GOAL OF THE EXERCISE:
Print exactly the lines from the first one down to the line that contains "const panelBTickLabels = ['0', '20', '30'];", both included, and skip the pictures.

STORED DATA:
● ● ● ● ● ● ●

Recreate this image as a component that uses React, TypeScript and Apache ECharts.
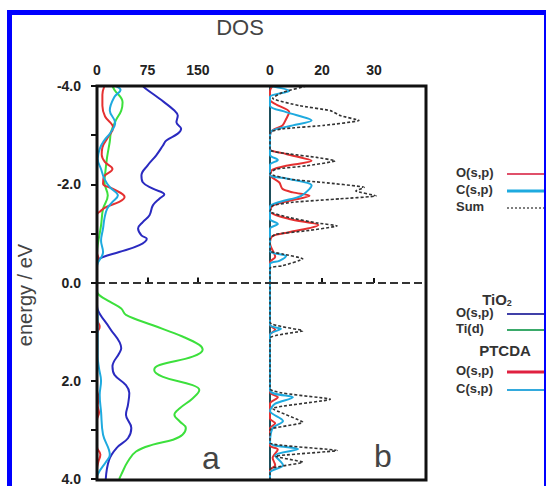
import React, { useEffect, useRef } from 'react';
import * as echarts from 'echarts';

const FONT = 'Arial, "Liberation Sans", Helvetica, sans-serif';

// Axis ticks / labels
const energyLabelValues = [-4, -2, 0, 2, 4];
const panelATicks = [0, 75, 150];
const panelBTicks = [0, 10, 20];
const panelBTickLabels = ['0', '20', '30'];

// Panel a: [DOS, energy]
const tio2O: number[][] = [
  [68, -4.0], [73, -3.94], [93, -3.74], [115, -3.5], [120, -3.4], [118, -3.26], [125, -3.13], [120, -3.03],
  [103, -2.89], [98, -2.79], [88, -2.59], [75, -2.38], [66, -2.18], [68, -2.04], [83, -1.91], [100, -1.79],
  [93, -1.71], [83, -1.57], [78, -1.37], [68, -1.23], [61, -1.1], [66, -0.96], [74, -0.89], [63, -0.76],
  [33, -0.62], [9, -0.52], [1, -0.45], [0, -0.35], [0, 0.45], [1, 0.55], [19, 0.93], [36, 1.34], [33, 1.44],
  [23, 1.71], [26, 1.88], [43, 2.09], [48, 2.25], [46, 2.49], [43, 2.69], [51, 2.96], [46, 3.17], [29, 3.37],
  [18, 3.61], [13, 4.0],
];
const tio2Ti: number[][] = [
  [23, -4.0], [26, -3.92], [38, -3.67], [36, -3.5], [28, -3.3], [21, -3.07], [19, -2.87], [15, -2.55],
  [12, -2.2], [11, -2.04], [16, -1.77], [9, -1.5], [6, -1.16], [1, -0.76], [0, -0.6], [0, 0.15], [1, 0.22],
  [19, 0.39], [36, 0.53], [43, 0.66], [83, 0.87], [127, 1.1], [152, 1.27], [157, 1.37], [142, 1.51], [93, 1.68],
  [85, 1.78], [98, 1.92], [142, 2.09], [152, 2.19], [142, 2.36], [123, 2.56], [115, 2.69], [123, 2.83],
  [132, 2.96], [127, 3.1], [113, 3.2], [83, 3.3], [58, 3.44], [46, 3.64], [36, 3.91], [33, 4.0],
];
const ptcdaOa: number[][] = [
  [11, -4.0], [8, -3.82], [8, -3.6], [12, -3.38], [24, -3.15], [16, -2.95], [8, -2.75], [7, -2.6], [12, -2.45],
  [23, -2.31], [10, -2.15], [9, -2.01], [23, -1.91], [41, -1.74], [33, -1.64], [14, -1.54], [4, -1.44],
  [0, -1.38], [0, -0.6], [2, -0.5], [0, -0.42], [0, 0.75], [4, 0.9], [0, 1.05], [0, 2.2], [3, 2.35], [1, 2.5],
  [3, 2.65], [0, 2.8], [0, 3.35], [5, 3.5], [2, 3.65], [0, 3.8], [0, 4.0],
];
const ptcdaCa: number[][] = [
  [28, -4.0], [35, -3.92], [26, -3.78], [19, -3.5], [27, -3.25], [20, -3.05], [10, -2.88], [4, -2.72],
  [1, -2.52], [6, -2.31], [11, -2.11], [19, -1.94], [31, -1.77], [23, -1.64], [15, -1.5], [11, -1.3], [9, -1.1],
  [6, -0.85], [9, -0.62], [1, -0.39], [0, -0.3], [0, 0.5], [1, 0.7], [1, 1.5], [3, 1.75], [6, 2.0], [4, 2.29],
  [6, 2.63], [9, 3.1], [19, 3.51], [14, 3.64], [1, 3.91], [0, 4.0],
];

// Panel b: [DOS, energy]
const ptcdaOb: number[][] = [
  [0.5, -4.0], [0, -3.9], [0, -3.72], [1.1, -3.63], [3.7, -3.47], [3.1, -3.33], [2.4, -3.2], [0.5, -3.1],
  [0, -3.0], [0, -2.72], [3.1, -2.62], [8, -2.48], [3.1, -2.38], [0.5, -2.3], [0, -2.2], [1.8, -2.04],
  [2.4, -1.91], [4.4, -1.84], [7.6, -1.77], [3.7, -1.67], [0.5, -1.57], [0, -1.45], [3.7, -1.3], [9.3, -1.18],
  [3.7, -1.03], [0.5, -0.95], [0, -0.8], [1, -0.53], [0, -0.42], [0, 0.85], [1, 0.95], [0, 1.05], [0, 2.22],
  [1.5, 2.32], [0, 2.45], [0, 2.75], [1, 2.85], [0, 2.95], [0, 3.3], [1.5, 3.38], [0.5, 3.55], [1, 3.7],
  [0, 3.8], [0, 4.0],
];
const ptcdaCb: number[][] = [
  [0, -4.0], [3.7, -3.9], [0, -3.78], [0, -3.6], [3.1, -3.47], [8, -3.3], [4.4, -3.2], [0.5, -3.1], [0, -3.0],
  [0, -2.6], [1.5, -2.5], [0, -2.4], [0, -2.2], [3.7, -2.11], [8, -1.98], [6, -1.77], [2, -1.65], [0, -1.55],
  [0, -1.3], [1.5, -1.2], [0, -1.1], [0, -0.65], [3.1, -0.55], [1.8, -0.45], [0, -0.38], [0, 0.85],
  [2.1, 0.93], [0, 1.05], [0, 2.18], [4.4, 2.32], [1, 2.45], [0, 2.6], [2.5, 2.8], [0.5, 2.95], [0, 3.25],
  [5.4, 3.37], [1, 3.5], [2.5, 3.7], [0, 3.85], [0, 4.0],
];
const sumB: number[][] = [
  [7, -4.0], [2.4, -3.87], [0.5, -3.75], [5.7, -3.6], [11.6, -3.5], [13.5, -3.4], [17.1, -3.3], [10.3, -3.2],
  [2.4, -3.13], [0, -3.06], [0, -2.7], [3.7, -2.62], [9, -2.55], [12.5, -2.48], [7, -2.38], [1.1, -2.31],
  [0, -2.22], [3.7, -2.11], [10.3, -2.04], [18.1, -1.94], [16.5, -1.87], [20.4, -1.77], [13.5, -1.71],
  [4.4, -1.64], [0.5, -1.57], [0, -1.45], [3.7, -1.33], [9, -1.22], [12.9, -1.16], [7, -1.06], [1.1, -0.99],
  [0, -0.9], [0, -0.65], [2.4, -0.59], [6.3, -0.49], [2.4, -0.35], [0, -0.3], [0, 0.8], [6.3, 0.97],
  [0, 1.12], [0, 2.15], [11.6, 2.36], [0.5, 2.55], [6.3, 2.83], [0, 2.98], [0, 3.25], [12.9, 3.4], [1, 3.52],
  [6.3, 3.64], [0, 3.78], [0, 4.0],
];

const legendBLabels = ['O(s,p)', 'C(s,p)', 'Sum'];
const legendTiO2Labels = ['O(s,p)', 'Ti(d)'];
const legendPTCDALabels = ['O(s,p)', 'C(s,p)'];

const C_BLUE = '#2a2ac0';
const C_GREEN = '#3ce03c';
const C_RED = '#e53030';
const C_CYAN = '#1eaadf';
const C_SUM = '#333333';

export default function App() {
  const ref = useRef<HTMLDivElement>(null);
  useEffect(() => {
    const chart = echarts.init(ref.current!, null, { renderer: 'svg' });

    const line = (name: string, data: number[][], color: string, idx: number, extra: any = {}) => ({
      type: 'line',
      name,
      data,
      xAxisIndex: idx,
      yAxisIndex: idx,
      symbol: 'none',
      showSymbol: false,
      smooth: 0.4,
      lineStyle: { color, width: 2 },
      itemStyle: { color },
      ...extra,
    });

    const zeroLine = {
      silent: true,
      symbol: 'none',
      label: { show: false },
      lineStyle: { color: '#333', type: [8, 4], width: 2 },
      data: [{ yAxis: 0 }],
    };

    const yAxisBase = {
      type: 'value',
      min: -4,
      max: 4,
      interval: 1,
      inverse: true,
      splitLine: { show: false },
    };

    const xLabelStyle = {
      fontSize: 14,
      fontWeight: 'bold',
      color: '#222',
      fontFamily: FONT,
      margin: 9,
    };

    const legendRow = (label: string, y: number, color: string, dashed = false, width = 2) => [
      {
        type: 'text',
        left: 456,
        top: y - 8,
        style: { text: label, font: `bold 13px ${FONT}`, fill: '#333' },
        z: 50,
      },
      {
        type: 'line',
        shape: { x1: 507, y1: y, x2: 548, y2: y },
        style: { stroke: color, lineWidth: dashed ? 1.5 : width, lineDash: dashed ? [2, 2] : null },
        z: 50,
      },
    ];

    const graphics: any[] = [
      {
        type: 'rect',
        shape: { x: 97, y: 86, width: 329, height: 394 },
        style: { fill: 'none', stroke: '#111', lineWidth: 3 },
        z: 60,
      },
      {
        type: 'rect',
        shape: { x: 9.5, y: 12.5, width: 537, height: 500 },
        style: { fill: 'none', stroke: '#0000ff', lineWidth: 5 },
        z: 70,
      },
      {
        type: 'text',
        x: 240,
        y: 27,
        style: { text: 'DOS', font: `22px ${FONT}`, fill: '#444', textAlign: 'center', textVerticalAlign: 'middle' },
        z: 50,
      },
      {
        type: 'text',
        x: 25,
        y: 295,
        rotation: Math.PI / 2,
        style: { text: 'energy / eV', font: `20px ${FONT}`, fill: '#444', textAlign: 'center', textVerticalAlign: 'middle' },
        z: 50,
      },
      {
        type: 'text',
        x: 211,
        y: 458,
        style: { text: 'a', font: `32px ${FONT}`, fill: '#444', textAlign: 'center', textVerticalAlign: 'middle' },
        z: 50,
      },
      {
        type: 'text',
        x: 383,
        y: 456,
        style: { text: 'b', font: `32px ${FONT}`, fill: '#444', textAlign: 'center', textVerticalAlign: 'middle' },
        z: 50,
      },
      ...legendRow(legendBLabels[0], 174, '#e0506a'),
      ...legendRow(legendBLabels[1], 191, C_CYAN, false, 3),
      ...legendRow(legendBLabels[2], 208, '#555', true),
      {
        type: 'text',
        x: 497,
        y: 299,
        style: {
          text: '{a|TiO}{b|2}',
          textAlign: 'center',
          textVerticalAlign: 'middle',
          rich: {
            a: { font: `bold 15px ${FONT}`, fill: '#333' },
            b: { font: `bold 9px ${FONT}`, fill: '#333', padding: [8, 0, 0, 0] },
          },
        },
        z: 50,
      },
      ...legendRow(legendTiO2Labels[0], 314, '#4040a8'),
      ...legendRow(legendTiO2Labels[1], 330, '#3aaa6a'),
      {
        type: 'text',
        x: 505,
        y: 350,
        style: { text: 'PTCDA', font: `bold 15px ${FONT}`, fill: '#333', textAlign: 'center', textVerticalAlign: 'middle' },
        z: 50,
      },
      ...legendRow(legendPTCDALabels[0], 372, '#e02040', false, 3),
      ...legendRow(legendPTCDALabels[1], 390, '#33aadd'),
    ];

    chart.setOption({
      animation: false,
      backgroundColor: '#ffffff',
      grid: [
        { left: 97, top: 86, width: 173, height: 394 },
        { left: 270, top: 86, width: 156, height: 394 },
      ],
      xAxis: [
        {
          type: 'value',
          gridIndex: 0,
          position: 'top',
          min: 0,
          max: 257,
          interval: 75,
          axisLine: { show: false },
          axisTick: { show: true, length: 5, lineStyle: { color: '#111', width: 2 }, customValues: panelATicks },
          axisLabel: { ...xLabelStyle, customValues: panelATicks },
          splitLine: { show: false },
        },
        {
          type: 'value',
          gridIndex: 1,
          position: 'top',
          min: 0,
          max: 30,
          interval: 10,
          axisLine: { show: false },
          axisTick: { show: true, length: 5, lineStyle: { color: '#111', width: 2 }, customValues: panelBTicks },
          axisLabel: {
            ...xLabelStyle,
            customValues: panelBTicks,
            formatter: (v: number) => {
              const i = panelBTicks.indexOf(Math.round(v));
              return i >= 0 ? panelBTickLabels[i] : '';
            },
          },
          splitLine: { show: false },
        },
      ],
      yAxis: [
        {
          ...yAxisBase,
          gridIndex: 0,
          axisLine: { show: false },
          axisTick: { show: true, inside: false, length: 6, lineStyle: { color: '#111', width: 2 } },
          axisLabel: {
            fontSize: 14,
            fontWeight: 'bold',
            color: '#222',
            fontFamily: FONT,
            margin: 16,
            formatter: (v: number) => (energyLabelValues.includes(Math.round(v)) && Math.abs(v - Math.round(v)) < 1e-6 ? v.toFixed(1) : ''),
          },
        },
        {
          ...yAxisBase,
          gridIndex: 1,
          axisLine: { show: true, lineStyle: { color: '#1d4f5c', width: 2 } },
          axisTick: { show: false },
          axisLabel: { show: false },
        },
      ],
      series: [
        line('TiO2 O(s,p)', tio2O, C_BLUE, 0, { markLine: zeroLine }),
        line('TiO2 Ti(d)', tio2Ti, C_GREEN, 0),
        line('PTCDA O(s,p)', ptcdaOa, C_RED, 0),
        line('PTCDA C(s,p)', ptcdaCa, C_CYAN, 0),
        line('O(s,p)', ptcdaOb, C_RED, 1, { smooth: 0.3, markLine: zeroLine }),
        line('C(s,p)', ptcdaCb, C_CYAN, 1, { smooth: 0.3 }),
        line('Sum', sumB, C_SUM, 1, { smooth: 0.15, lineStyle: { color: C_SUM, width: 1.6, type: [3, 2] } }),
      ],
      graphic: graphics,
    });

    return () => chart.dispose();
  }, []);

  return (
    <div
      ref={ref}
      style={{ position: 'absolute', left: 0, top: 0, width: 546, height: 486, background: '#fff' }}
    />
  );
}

● ● ● ● ● ● ●

COMPLETE OUTPUT:
Recreate this image as a component that uses React, TypeScript and Apache ECharts.
import React, { useEffect, useRef } from 'react';
import * as echarts from 'echarts';

const FONT = 'Arial, "Liberation Sans", Helvetica, sans-serif';

// Axis ticks / labels
const energyLabelValues = [-4, -2, 0, 2, 4];
const panelATicks = [0, 75, 150];
const panelBTicks = [0, 10, 20];
const panelBTickLabels = ['0', '20', '30'];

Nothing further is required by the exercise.